Speech/music audio classification for publicity insertion and DRM
Tutor / directorTarrés Ruiz, Francisco
Document typeMaster thesis
Rights accessOpen Access
The goal of this project is to develop, implement and optimize an existing method called Continuous Frequency Activation (CFA). The aim is to try to solve the problem that exists when advertising in randomly introduced in TV programmes/films/audio podcasts/etc. that can generate discomfort in the viewer. The basic idea is to avoid introducing adverts in the middle of a conversation. The final criteria will be selected taking into account metadata of video (change of plane, scene, fade-out, etc.) and audio (voice, music). To do that, we have developed and algorithm capable of discriminate between music and voice. This algorithm has been developed exclusively for this purpose and does not require base or date training to be trained. Previously to the creation of the algorithm, different existent methods of discrimination between music and voice have been studied and their pros and cons have been analysed. After performing the study, the method that has been selected is The Continuous Frequency Activation (CFA). CFA is one of the methods with better statistic results and it is not necessary to obtain large data bases for its training. The implementation of this algorithm has been performed using MATLAB®. Data base have been used in the realization of the trials, using five different musical style: classic music, Blues, electronical music, Jazz and Speech.

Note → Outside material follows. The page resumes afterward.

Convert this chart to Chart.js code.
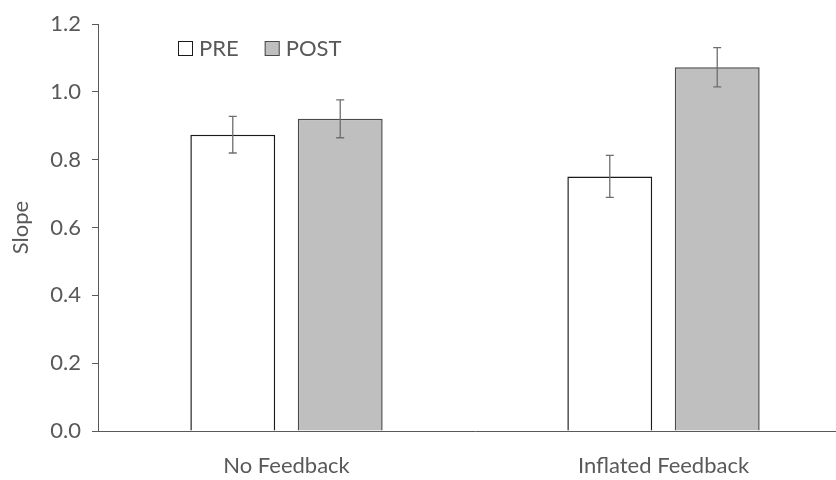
<!DOCTYPE html>
<html>
<head>
<meta charset="utf-8">
<script src="https://cdn.jsdelivr.net/npm/chart.js@4"></script>
<style>
  html, body { margin: 0; padding: 0; background: #fff; overflow: hidden; }
  #wrap { width: 852px; height: 480px; }
</style>
</head>
<body>
<div id="wrap"><canvas id="bar-chart"></canvas></div>
<script>
var categories = ['No Feedback', 'Inflated Feedback'];
var preValues = [0.874, 0.751];
var postValues = [0.921, 1.073];
var preErrors = [0.054, 0.062];
var postErrors = [0.056, 0.058];
var yTicks = [0, 0.2, 0.4, 0.6, 0.8, 1.0, 1.2];

var textColor = '#595959';
var fontFamily = "Lato, 'Open Sans', sans-serif";

// error bars drawn from the y scale
var errorBars = {
    id: 'errorBars',
    afterDatasetsDraw: function(chart) {
        var ctx = chart.ctx;
        var y = chart.scales.y;
        chart.data.datasets.forEach(function(ds, di) {
            var meta = chart.getDatasetMeta(di);
            meta.data.forEach(function(bar, i) {
                var v = ds.data[i], e = ds.errors[i];
                var top = y.getPixelForValue(v + e);
                var bot = y.getPixelForValue(v - e);
                ctx.save();
                ctx.strokeStyle = '#6e6e6e';
                ctx.lineWidth = 1.3;
                ctx.beginPath();
                ctx.moveTo(bar.x, top); ctx.lineTo(bar.x, bot);
                ctx.moveTo(bar.x - 4, top); ctx.lineTo(bar.x + 4, top);
                ctx.moveTo(bar.x - 4, bot); ctx.lineTo(bar.x + 4, bot);
                ctx.stroke();
                ctx.restore();
            });
        });
    }
};

// legend drawn inside plot area
var insideLegend = {
    id: 'insideLegend',
    afterDraw: function(chart) {
        var ctx = chart.ctx;
        var x = chart.chartArea.left + 80;
        var yMid = 48;
        ctx.save();
        ctx.font = '22px ' + fontFamily;
        ctx.textBaseline = 'middle';
        chart.data.datasets.forEach(function(ds) {
            ctx.fillStyle = ds.backgroundColor;
            ctx.strokeStyle = ds.borderColor;
            ctx.lineWidth = 1;
            ctx.fillRect(x, yMid - 7, 15, 15);
            ctx.strokeRect(x + 0.5, yMid - 6.5, 14, 14);
            ctx.fillStyle = textColor;
            ctx.fillText(ds.label, x + 21, yMid + 1);
            x += 21 + ctx.measureText(ds.label).width + 26;
        });
        ctx.restore();
    }
};

var ctx = document.getElementById('bar-chart').getContext('2d');
var chart = new Chart(ctx, {
    type: 'bar',
    data: {
        labels: categories,
        datasets: [
            {
                label: 'PRE',
                data: preValues,
                errors: preErrors,
                backgroundColor: '#ffffff',
                borderColor: '#1a1a1a',
                borderWidth: 1.5,
                barPercentage: 0.79,
                categoryPercentage: 0.57
            },
            {
                label: 'POST',
                data: postValues,
                errors: postErrors,
                backgroundColor: '#bfbfbf',
                borderColor: '#4a4a4a',
                borderWidth: 1.5,
                barPercentage: 0.79,
                categoryPercentage: 0.57
            }
        ]
    },
    options: {
        responsive: true,
        maintainAspectRatio: false,
        animation: false,
        layout: { padding: { top: 12, right: 0, bottom: 0, left: 8 } },
        plugins: {
            legend: { display: false },
            tooltip: { enabled: false }
        },
        scales: {
            x: {
                afterFit: function(axis) { axis.height = 49; },
                grid: { display: false, drawTicks: false },
                border: { display: true, color: '#595959', width: 1 },
                ticks: {
                    color: textColor,
                    padding: 22,
                    font: { family: fontFamily, size: 22 }
                }
            },
            y: {
                min: 0,
                max: 1.2,
                afterFit: function(axis) { axis.width = 90; },
                afterBuildTicks: function(axis) {
                    axis.ticks = yTicks.map(function(v) { return { value: v }; });
                },
                grid: {
                    drawOnChartArea: false,
                    drawTicks: true,
                    tickLength: 6,
                    color: '#595959'
                },
                border: { display: true, color: '#595959', width: 1 },
                ticks: {
                    color: textColor,
                    padding: 11,
                    font: { family: fontFamily, size: 22 },
                    callback: function(v) { return v.toFixed(1); }
                },
                title: {
                    display: true,
                    text: 'Slope',
                    color: textColor,
                    padding: { top: 0, bottom: 0 },
                    font: { family: fontFamily, size: 22, weight: 'normal' }
                }
            }
        }
    },
    plugins: [errorBars, insideLegend]
});
</script>
</body>
</html>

The audio files from each different music style have been edited using the software called Audacity®. After performing all the tests, it can be said that the developed algorithm works correctly and it is able to discern music from voice in a very high percentage of cases (97.55%). With the results obtained after the trials, it can be said that this method could be used by companies that are involved in the fields of media, television (Antena 3, Telecinco, etc.) and/or audio podcast. The goal is to automatically introduce publicity in audio podcast format at the most appropriate moment.